Expenses incurred with respect to any claim, action, suit, or proceeding may be advanced by the Chapter to the trustee, director, officer, employee, or their legal counsel prior to the final disposition thereof upon receipt of an undertaking by the trustee, director, officer, or employee to repay such amount as shall not ultimately be determined to be payable to them hereunder.
The rights of indemnification provided hereunder shall not be deemed exclusive of other rights to which any such trustee, director, officer, or employee now or hereinafter may be entitled, shall continue to a person who has ceased to be a trustee, officer, director, or employee, and shall inure to the benefit of such person’s heirs and legal representatives.

ARTICLE XII - AMENDMENTS
Section 1. 
A.Proposed amendments to these Chapter bylaws shall first be submitted to the Institute secretary for approval, in the manner and form prescribed by the Institute.
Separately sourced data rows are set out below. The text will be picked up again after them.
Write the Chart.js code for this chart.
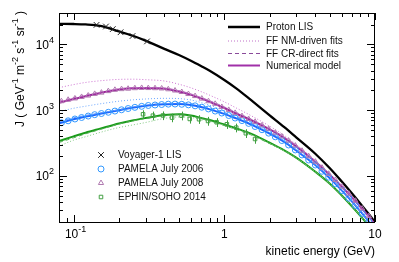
<!DOCTYPE html>
<html>
<head>
<meta charset="utf-8">
<script src="https://cdn.jsdelivr.net/npm/chart.js@4.4.0/dist/chart.umd.min.js"></script>
<style>
  html, body { margin: 0; padding: 0; background: #fff; }
</style>
</head>
<body>
<canvas id="fluxChart" width="399" height="262"></canvas>
<script>
// energy grid of the model curves (GeV)
const energyGrid = [0.08, 0.1, 0.12, 0.15, 0.2, 0.25, 0.3, 0.4, 0.5, 0.6, 0.7, 0.8, 1, 1.2, 1.5, 2, 2.5, 3, 4, 5, 6, 7, 8, 9, 10];

const protonLIS = [20500, 20400, 20100, 19100, 15800, 13400, 11400, 8550, 6900, 5650, 4700, 3980, 2880, 2150, 1430, 835, 552, 387, 220, 132, 83, 55, 38, 27.2, 19.9];

const model2008 = [1300, 1480, 1630, 1830, 2070, 2150, 2170, 2120, 1920, 1710, 1510, 1340, 1080, 890, 710, 510, 380, 282, 166, 105, 70, 48, 34, 25, 18.5];
const nm2008 = [2200, 2450, 2640, 2800, 2940, 2960, 2910, 2780, 2480, 2190, 1920, 1690, 1340, 1080, 830, 571, 414, 302, 174, 108, 71.4, 48.7, 34.3, 25.2, 18.7];
const cr2008 = [1365, 1547, 1695, 1885, 2111, 2193, 2213, 2173, 1978, 1770, 1563, 1394, 1123, 926, 735, 525, 390, 288, 168, 106, 71, 48, 34, 25, 18.5];

const model2006 = [630, 730, 800, 880, 1000, 1100, 1170, 1230, 1240, 1200, 1120, 1030, 880, 750, 610, 440, 330, 244, 148, 93, 61, 41.5, 29, 21, 15.5];
const nm2006 = [950, 1070, 1150, 1250, 1370, 1440, 1480, 1515, 1500, 1430, 1310, 1190, 985, 820, 660, 470, 345, 254, 150, 95, 62, 42, 29.3, 21.2, 15.6];
const cr2006 = [668, 767, 832, 906, 1020, 1122, 1193, 1267, 1290, 1260, 1176, 1082, 924, 788, 637, 458, 342, 251, 151, 95, 62, 42, 29, 21, 15.5];

const model2014 = [340, 400, 455, 525, 630, 705, 760, 845, 868, 830, 765, 710, 605, 530, 440, 320, 245, 190, 117, 77, 51, 35, 24.8, 18, 13.3];
const nm2014 = [285, 350, 395, 460, 545, 600, 650, 750, 790, 775, 720, 680, 590, 520, 430, 315, 243, 189, 117, 77, 51, 35, 24.8, 18, 13.3];
const cr2014 = [323, 380, 437, 509, 617, 691, 745, 828, 851, 813, 746, 689, 584, 509, 422, 310, 240, 187, 116, 76, 51, 35, 24.8, 18, 13.3];

// measurements
const voyagerE = [0.142, 0.164, 0.182, 0.205, 0.246, 0.307];
const voyagerJ = [19800, 18700, 17100, 15300, 13400, 11100];

const pamelaE = [0.083, 0.092, 0.102, 0.113, 0.125, 0.138, 0.153, 0.17, 0.188, 0.208, 0.23, 0.255, 0.283, 0.313, 0.347, 0.384, 0.425, 0.471, 0.522, 0.578, 0.64, 0.709, 0.785, 0.87, 0.963, 1.07, 1.18, 1.31, 1.45, 1.6, 1.78, 1.97, 2.18, 2.41, 2.67, 2.96, 3.28, 3.63, 4.02, 4.45, 4.93, 5.46, 6.05, 6.7, 7.42, 8.22, 9.1];
const pamela2006 = [645, 690, 735, 775, 815, 855, 890, 930, 970, 1015, 1060, 1105, 1145, 1180, 1200, 1220, 1235, 1240, 1230, 1205, 1165, 1110, 1045, 970, 905, 830, 760, 695, 630, 565, 505, 448, 394, 346, 296, 249, 209, 175, 147, 118, 96, 76, 60, 46, 35.5, 27, 20.3];
const pamela2008 = [1370, 1440, 1510, 1590, 1670, 1770, 1850, 1950, 2040, 2090, 2120, 2160, 2180, 2170, 2160, 2140, 2080, 1990, 1890, 1760, 1640, 1500, 1370, 1250, 1120, 1010, 910, 815, 735, 665, 590, 520, 455, 400, 345, 290, 242, 200, 165, 134, 108, 87, 69, 54, 42, 32, 24.5];

const ephinE = [0.289, 0.336, 0.392, 0.45, 0.52, 0.59, 0.68, 0.78, 0.89, 1.04, 1.2, 1.39, 1.6];
const ephinJ = [868, 826, 832, 771, 826, 736, 729, 686, 656, 611, 543, 446, 365];
const ephinErr = [130, 125, 125, 115, 125, 110, 110, 105, 100, 92, 82, 68, 56];

const FONT = '"Liberation Sans", Arial, Helvetica, sans-serif';

function pts(xs, ys) {
  return xs.map((x, i) => ({ x, y: ys[i] }));
}

function curve(values, color, width, dash) {
  return {
    data: pts(energyGrid, values),
    showLine: true,
    borderColor: color,
    borderWidth: width,
    borderDash: dash || [],
    pointRadius: 0,
    cubicInterpolationMode: 'monotone',
    order: 2
  };
}

function markers(xs, ys, style, color, radius) {
  return {
    data: pts(xs, ys),
    showLine: false,
    pointStyle: style,
    pointRadius: radius,
    pointBorderColor: color,
    pointBackgroundColor: 'rgba(0,0,0,0)',
    pointBorderWidth: 1,
    order: 0
  };
}

// text with superscripts: parts = [[text, isSup], ...]
function richText(ctx, parts, x, y, align, size) {
  const sup = Math.round(size * 0.72);
  let w = 0;
  parts.forEach(([t, s]) => { ctx.font = (s ? sup : size) + 'px ' + FONT; w += ctx.measureText(t).width; });
  let cx = align === 'right' ? x - w : align === 'center' ? x - w / 2 : x;
  parts.forEach(([t, s]) => {
    ctx.font = (s ? sup : size) + 'px ' + FONT;
    ctx.fillText(t, cx, s ? y - size * 0.42 : y);
    cx += ctx.measureText(t).width;
  });
}

const decorations = {
  id: 'decorations',
  afterDatasetsDraw(chart) {
    const { ctx, chartArea: a, scales: { x, y } } = chart;
    ctx.save();

    // EPHIN error bars
    ctx.strokeStyle = '#3fa03f';
    ctx.lineWidth = 1;
    ephinE.forEach((e, i) => {
      const px = Math.round(x.getPixelForValue(e)) + 0.5;
      ctx.beginPath();
      ctx.moveTo(px, y.getPixelForValue(ephinJ[i] + ephinErr[i]));
      ctx.lineTo(px, y.getPixelForValue(ephinJ[i] - ephinErr[i]));
      ctx.stroke();
    });

    // frame
    ctx.strokeStyle = '#000';
    ctx.lineWidth = 1;
    ctx.strokeRect(Math.round(a.left) + 0.5, Math.round(a.top) + 0.5, Math.round(a.right - a.left) - 1, Math.round(a.bottom - a.top));

    // ticks, ROOT style (inside, mirrored)
    ctx.beginPath();
    [0.01, 0.1, 1, 10].forEach(d => {
      for (let m = 1; m < 10; m++) {
        const v = d * m;
        if (v < x.min - 1e-9 || v > x.max + 1e-9) continue;
        const px = Math.round(x.getPixelForValue(v)) + 0.5;
        const len = m === 1 ? 7 : 4;
        ctx.moveTo(px, a.bottom); ctx.lineTo(px, a.bottom - len);
        ctx.moveTo(px, a.top); ctx.lineTo(px, a.top + len);
      }
    });
    [10, 100, 1000, 10000].forEach(d => {
      for (let m = 1; m < 10; m++) {
        const v = d * m;
        if (v < y.min - 1e-9 || v > y.max + 1e-9) continue;
        const py = Math.round(y.getPixelForValue(v)) + 0.5;
        const len = m === 1 ? 8 : 4;
        ctx.moveTo(a.left, py); ctx.lineTo(a.left + len, py);
        ctx.moveTo(a.right, py); ctx.lineTo(a.right - len, py);
      }
    });
    ctx.stroke();

    // tick labels
    ctx.fillStyle = '#000';
    ctx.textBaseline = 'middle';
    [[100, '2'], [1000, '3'], [10000, '4']].forEach(([v, p]) => {
      richText(ctx, [['10', false], [p, true]], 54, y.getPixelForValue(v) + 1, 'right', 12);
    });
    richText(ctx, [['10', false], ['-1', true]], x.getPixelForValue(0.1) + 2, 235, 'center', 12);
    richText(ctx, [['1', false]], x.getPixelForValue(1), 235, 'center', 12);
    richText(ctx, [['10', false]], x.getPixelForValue(10), 235, 'center', 12);

    // axis titles
    richText(ctx, [['kinetic energy (GeV)', false]], a.right, 252, 'right', 12);
    ctx.save();
    ctx.translate(21, 11);
    ctx.rotate(-Math.PI / 2);
    richText(ctx, [['J ( GeV', false], ['-1', true], [' m', false], ['-2', true], [' s', false], ['-1', true], [' sr', false], ['-1', true], [' )', false]], 0, 0, 'right', 12);
    ctx.restore();

    // legend: curves
    const lineItems = [
      ['Proton LIS', '#000', 2.5, []],
      ['FF NM-driven fits', '#c070c8', 1, [1, 2]],
      ['FF CR-direct fits', '#8a4a9a', 1, [4, 3]],
      ['Numerical model', '#a030a8', 2, []]
    ];
    const lineRows = [27, 41, 53.5, 65.5];
    lineItems.forEach(([label, color, w, dash], i) => {
      ctx.strokeStyle = color;
      ctx.lineWidth = w;
      ctx.setLineDash(dash);
      ctx.beginPath();
      ctx.moveTo(228, lineRows[i]);
      ctx.lineTo(260, lineRows[i]);
      ctx.stroke();
      ctx.setLineDash([]);
      ctx.fillStyle = '#111';
      ctx.font = '10px ' + FONT;
      ctx.textAlign = 'left';
      ctx.fillText(label, 266, lineRows[i] + 0.5);
    });

    // legend: data
    const markItems = [
      ['Voyager-1 LIS', 'crossRot', '#222', 4],
      ['PAMELA July 2006', 'circle', '#3399ff', 3],
      ['PAMELA July 2008', 'triangle', '#b07ab0', 3],
      ['EPHIN/SOHO 2014', 'rect', '#44a044', 2.5]
    ];
    const markRows = [155, 169, 183, 197];
    markItems.forEach(([label, style, color, r], i) => {
      ctx.strokeStyle = color;
      ctx.fillStyle = 'rgba(0,0,0,0)';
      ctx.lineWidth = 1;
      Chart.helpers.drawPoint(ctx, { pointStyle: style, radius: r, rotation: 0, borderWidth: 1 }, 101, markRows[i]);
      ctx.fillStyle = '#111';
      ctx.font = '10px ' + FONT;
      ctx.fillText(label, 118, markRows[i] + 0.5);
    });

    ctx.restore();
  }
};

new Chart(document.getElementById('fluxChart'), {
  type: 'scatter',
  data: {
    datasets: [
      markers(voyagerE, voyagerJ, 'crossRot', '#222', 4),
      markers(pamelaE, pamela2008, 'triangle', '#b07ab0', 3),
      markers(pamelaE, pamela2006, 'circle', '#3399ff', 3),
      markers(ephinE, ephinJ, 'rect', '#44a044', 2.5),
      curve(nm2008, '#cc70d0', 1, [1, 2]),
      curve(nm2006, '#6aa6ff', 1, [1, 2]),
      curve(nm2014, '#80c880', 1, [1, 2]),
      curve(cr2008, '#b868c0', 1, [4, 3]),
      curve(cr2006, '#5a98ff', 1, [4, 3]),
      curve(cr2014, '#58b058', 1, [4, 3]),
      curve(model2014, '#1a9c1a', 2),
      curve(model2006, '#1a66ff', 2),
      curve(model2008, '#9c249c', 2),
      curve(protonLIS, '#000', 2.3)
    ]
  },
  options: {
    responsive: false,
    animation: false,
    devicePixelRatio: 1,
    layout: { padding: { left: 0, right: 24, top: 13, bottom: 0 } },
    plugins: { legend: { display: false }, tooltip: { enabled: false } },
    scales: {
      x: {
        type: 'logarithmic',
        min: 0.08,
        max: 10,
        grid: { display: false },
        border: { display: false },
        ticks: { display: false },
        afterFit(s) { s.height = 40; }
      },
      y: {
        type: 'logarithmic',
        min: 20,
        max: 30000,
        grid: { display: false },
        border: { display: false },
        ticks: { display: false },
        afterFit(s) { s.width = 59; }
      }
    }
  },
  plugins: [decorations]
});
</script>
</body>
</html>
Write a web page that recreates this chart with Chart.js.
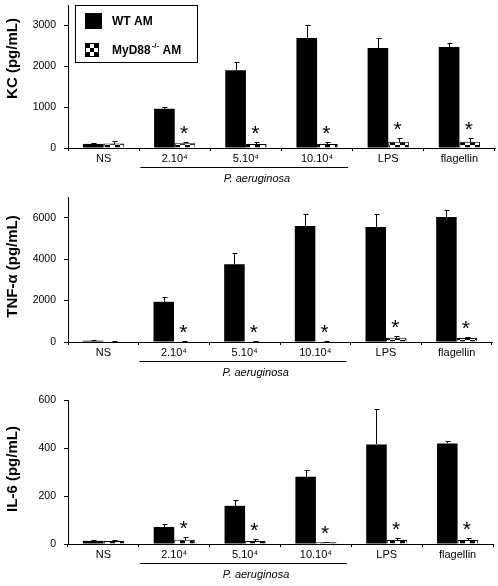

After Institute secretary approval, they shall then be publicized or otherwise sent to each member two weeks prior to a regular meeting or special meeting.
Section 2. 
A.An affirmative vote by at least two-thirds of the board is required to approve an amendment to these bylaws, except when required by California law or determined by the board, an affirmative vote of at least two-thirds of the voting members present at the next regular or special meeting or of those voting by ballot.